Stated problem
Restate all the material verbatim, except for the pictures.

Stored data
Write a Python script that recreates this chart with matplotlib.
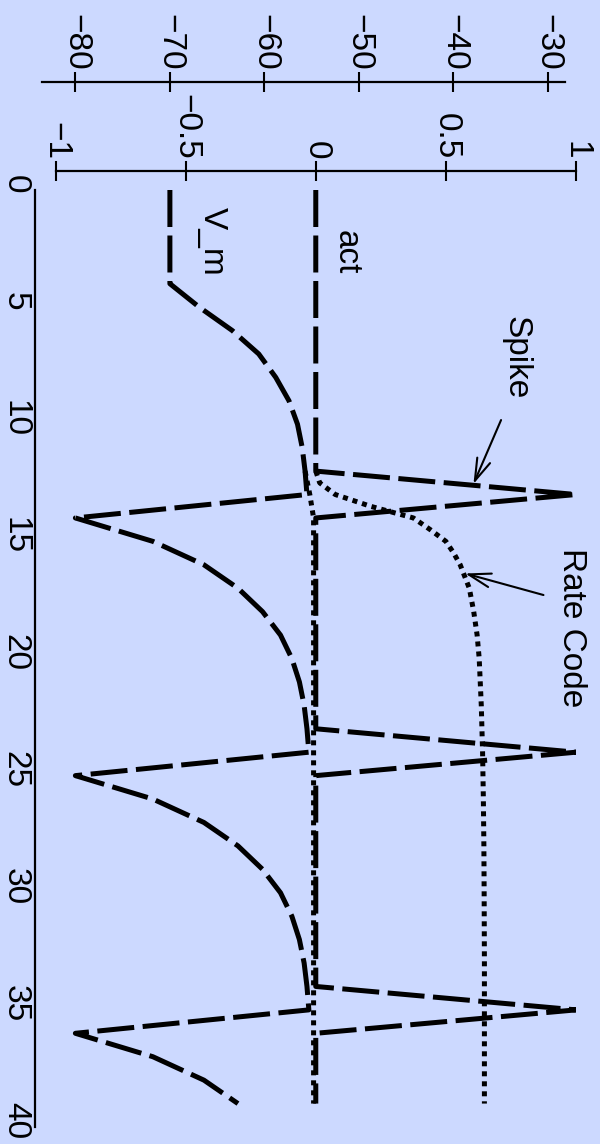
import numpy as np
import matplotlib
matplotlib.use('Agg')
import matplotlib.pyplot as plt
import matplotlib.transforms as mtransforms

plt.rcParams['font.family'] = ['Liberation Sans', 'DejaVu Sans']
plt.rcParams['font.size'] = 24

# tiempo (pasos de simulacion)
tiempo = np.arange(0, 40)

# neurona de espigas
vm_spike = [-70, -70, -70, -70, -70, -66.9, -63.4, -60.6, -58.8, -57.4, -56.5, -56.0, -55.7, -55.5,
            -80, -71.8, -66.4, -62.8, -60.2, -58.3, -57.1, -56.3, -55.8, -55.5, -55.3,
            -80, -71.8, -66.4, -62.8, -60.2, -58.3, -57.1, -56.3, -55.8, -55.5, -55.3,
            -80, -71.8, -66.4, -62.8]
act_spike = [0, 0, 0, 0, 0, 0, 0, 0, 0, 0, 0, 0, 0, 1,
             0, 0, 0, 0, 0, 0, 0, 0, 0, 0, 1,
             0, 0, 0, 0, 0, 0, 0, 0, 0, 0, 1,
             0, 0, 0, 0]

# codigo de tasa (solo se separa de la espiga desde t=12)
tiempo_vm_rate = np.arange(12, 40)
vm_rate = [-55.7, -55.2,
           -54.8, -54.8, -54.8, -54.8, -54.8, -54.8, -54.8, -54.8, -54.8, -54.8, -54.8,
           -54.8, -54.8, -54.8, -54.8, -54.8, -54.8, -54.8, -54.8, -54.8, -54.8, -54.8,
           -54.8, -54.8, -54.8, -54.8]
tiempo_rate = [12, 12.5, 13, 13.5, 14, 14.5, 15, 15.5, 16, 17, 18, 19, 20, 22, 24, 26, 28, 30, 33, 36, 39]
act_rate = [0, 0.015, 0.075, 0.21, 0.375, 0.44, 0.5, 0.53, 0.555, 0.59, 0.607, 0.62, 0.628,
            0.636, 0.641, 0.644, 0.646, 0.647, 0.648, 0.648, 0.648]

ticks_t = [0, 5, 10, 15, 20, 25, 30, 35, 40]
ticks_act = [-1, -0.5, 0, 0.5, 1]
etiquetas_act = ['\u22121', '\u22120.5', '0', '0.5', '1']
ticks_vm = [-80, -70, -60, -50, -40, -30]

fondo = '#ccd9ff'

fig = plt.figure(figsize=(6, 11.44), dpi=100, facecolor=fondo)
ax = fig.add_axes([35 / 600, 1 - 1127 / 1144, 541 / 600, 937 / 1144])
ax.set_facecolor(fondo)
ax2 = ax.twiny()

ax.xaxis.set_ticks_position('top')
ax.xaxis.set_label_position('top')

guion = (7.4, 1.7)
punto = (1, 1)

# lineas (tiempo vertical, valores horizontales)
ax.plot(act_rate, tiempo_rate, color='k', lw=3.6, dashes=punto)
ax.plot(act_spike, tiempo, color='k', lw=3.6, dashes=guion)
ax2.plot(vm_rate, tiempo_vm_rate, color='k', lw=3.6, dashes=punto)
ax2.plot(vm_spike, tiempo, color='k', lw=3.6, dashes=guion)

ax.set_xlim(-1.079, 1)
ax2.set_xlim(-84.27, -27.04)
ax.set_ylim(40, 0)

# ejes
for s in ['right', 'bottom']:
    ax.spines[s].set_visible(False)
for s in ['right', 'bottom', 'left']:
    ax2.spines[s].set_visible(False)
ax.spines['top'].set_position(('outward', 13.7))
ax.spines['top'].set_bounds(-1, 1)
ax2.spines['top'].set_position(('outward', 77.8))
ax2.spines['top'].set_bounds(-83.5, -28.25)
for sp in [ax.spines['top'], ax.spines['left'], ax2.spines['top']]:
    sp.set_linewidth(1.6)

ax.tick_params(axis='x', direction='inout', length=14.4, width=1.5, pad=1, labelrotation=-90)
ax2.tick_params(axis='x', direction='inout', length=14.4, width=1.5, pad=1, labelrotation=-90)
ax.tick_params(axis='y', length=0, pad=3, labelrotation=-90)

ax.set_xticks(ticks_act)
ax.set_xticklabels(etiquetas_act)
ax2.set_xticks(ticks_vm)
ax.set_yticks(ticks_t)
ax.set_yticklabels([str(t) for t in ticks_t])

desp = mtransforms.ScaledTranslation(0, 6 / 100, fig.dpi_scale_trans)
for lbl in ax.get_yticklabels():
    lbl.set_verticalalignment('center')
    lbl.set_transform(lbl.get_transform() + desp)

# textos
ax.text(0.117, 2.67, 'act', rotation=-90, ha='center', va='center')
ax.text(-0.398, 2.18, 'V_m', rotation=-90, ha='center', va='center')
ax.text(0.768, 7.17, 'Spike', rotation=-90, ha='center', va='center')
ax.text(0.981, 18.68, 'Rate Code', rotation=-90, ha='center', va='center')

flecha = dict(arrowstyle='->,head_length=0.8,head_width=0.25', lw=1.5, color='k',
              shrinkA=0, shrinkB=0, mutation_scale=20)
ax.annotate('', xy=(0.606, 12.55), xytext=(0.712, 9.82), arrowprops=flecha)
ax.annotate('', xy=(0.574, 16.37), xytext=(0.875, 17.29), arrowprops=flecha)

fig.savefig('out.png', dpi=100, facecolor=fondo)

The solution
Write a Python script that recreates this chart with matplotlib.
import numpy as np
import matplotlib
matplotlib.use('Agg')
import matplotlib.pyplot as plt
import matplotlib.transforms as mtransforms

plt.rcParams['font.family'] = ['Liberation Sans', 'DejaVu Sans']
plt.rcParams['font.size'] = 24

# tiempo (pasos de simulacion)
tiempo = np.arange(0, 40)

# neurona de espigas
vm_spike = [-70, -70, -70, -70, -70, -66.9, -63.4, -60.6, -58.8, -57.4, -56.5, -56.0, -55.7, -55.5,
            -80, -71.8, -66.4, -62.8, -60.2, -58.3, -57.1, -56.3, -55.8, -55.5, -55.3,
            -80, -71.8, -66.4, -62.8, -60.2, -58.3, -57.1, -56.3, -55.8, -55.5, -55.3,
            -80, -71.8, -66.4, -62.8]
act_spike = [0, 0, 0, 0, 0, 0, 0, 0, 0, 0, 0, 0, 0, 1,
             0, 0, 0, 0, 0, 0, 0, 0, 0, 0, 1,
             0, 0, 0, 0, 0, 0, 0, 0, 0, 0, 1,
             0, 0, 0, 0]

# codigo de tasa (solo se separa de la espiga desde t=12)
tiempo_vm_rate = np.arange(12, 40)
vm_rate = [-55.7, -55.2,
           -54.8, -54.8, -54.8, -54.8, -54.8, -54.8, -54.8, -54.8, -54.8, -54.8, -54.8,
           -54.8, -54.8, -54.8, -54.8, -54.8, -54.8, -54.8, -54.8, -54.8, -54.8, -54.8,
           -54.8, -54.8, -54.8, -54.8]
tiempo_rate = [12, 12.5, 13, 13.5, 14, 14.5, 15, 15.5, 16, 17, 18, 19, 20, 22, 24, 26, 28, 30, 33, 36, 39]
act_rate = [0, 0.015, 0.075, 0.21, 0.375, 0.44, 0.5, 0.53, 0.555, 0.59, 0.607, 0.62, 0.628,
            0.636, 0.641, 0.644, 0.646, 0.647, 0.648, 0.648, 0.648]

ticks_t = [0, 5, 10, 15, 20, 25, 30, 35, 40]
ticks_act = [-1, -0.5, 0, 0.5, 1]
etiquetas_act = ['\u22121', '\u22120.5', '0', '0.5', '1']
ticks_vm = [-80, -70, -60, -50, -40, -30]

fondo = '#ccd9ff'

fig = plt.figure(figsize=(6, 11.44), dpi=100, facecolor=fondo)
ax = fig.add_axes([35 / 600, 1 - 1127 / 1144, 541 / 600, 937 / 1144])
ax.set_facecolor(fondo)
ax2 = ax.twiny()

ax.xaxis.set_ticks_position('top')
ax.xaxis.set_label_position('top')

guion = (7.4, 1.7)
punto = (1, 1)

# lineas (tiempo vertical, valores horizontales)
ax.plot(act_rate, tiempo_rate, color='k', lw=3.6, dashes=punto)
ax.plot(act_spike, tiempo, color='k', lw=3.6, dashes=guion)
ax2.plot(vm_rate, tiempo_vm_rate, color='k', lw=3.6, dashes=punto)
ax2.plot(vm_spike, tiempo, color='k', lw=3.6, dashes=guion)

ax.set_xlim(-1.079, 1)
ax2.set_xlim(-84.27, -27.04)
ax.set_ylim(40, 0)

# ejes
for s in ['right', 'bottom']:
    ax.spines[s].set_visible(False)
for s in ['right', 'bottom', 'left']:
    ax2.spines[s].set_visible(False)
ax.spines['top'].set_position(('outward', 13.7))
ax.spines['top'].set_bounds(-1, 1)
ax2.spines['top'].set_position(('outward', 77.8))
ax2.spines['top'].set_bounds(-83.5, -28.25)
for sp in [ax.spines['top'], ax.spines['left'], ax2.spines['top']]:
    sp.set_linewidth(1.6)

ax.tick_params(axis='x', direction='inout', length=14.4, width=1.5, pad=1, labelrotation=-90)
ax2.tick_params(axis='x', direction='inout', length=14.4, width=1.5, pad=1, labelrotation=-90)
ax.tick_params(axis='y', length=0, pad=3, labelrotation=-90)

ax.set_xticks(ticks_act)
ax.set_xticklabels(etiquetas_act)
ax2.set_xticks(ticks_vm)
ax.set_yticks(ticks_t)
ax.set_yticklabels([str(t) for t in ticks_t])

desp = mtransforms.ScaledTranslation(0, 6 / 100, fig.dpi_scale_trans)
for lbl in ax.get_yticklabels():
    lbl.set_verticalalignment('center')
    lbl.set_transform(lbl.get_transform() + desp)

# textos
ax.text(0.117, 2.67, 'act', rotation=-90, ha='center', va='center')
ax.text(-0.398, 2.18, 'V_m', rotation=-90, ha='center', va='center')
ax.text(0.768, 7.17, 'Spike', rotation=-90, ha='center', va='center')
ax.text(0.981, 18.68, 'Rate Code', rotation=-90, ha='center', va='center')

flecha = dict(arrowstyle='->,head_length=0.8,head_width=0.25', lw=1.5, color='k',
              shrinkA=0, shrinkB=0, mutation_scale=20)
ax.annotate('', xy=(0.606, 12.55), xytext=(0.712, 9.82), arrowprops=flecha)
ax.annotate('', xy=(0.574, 16.37), xytext=(0.875, 17.29), arrowprops=flecha)

fig.savefig('out.png', dpi=100, facecolor=fondo)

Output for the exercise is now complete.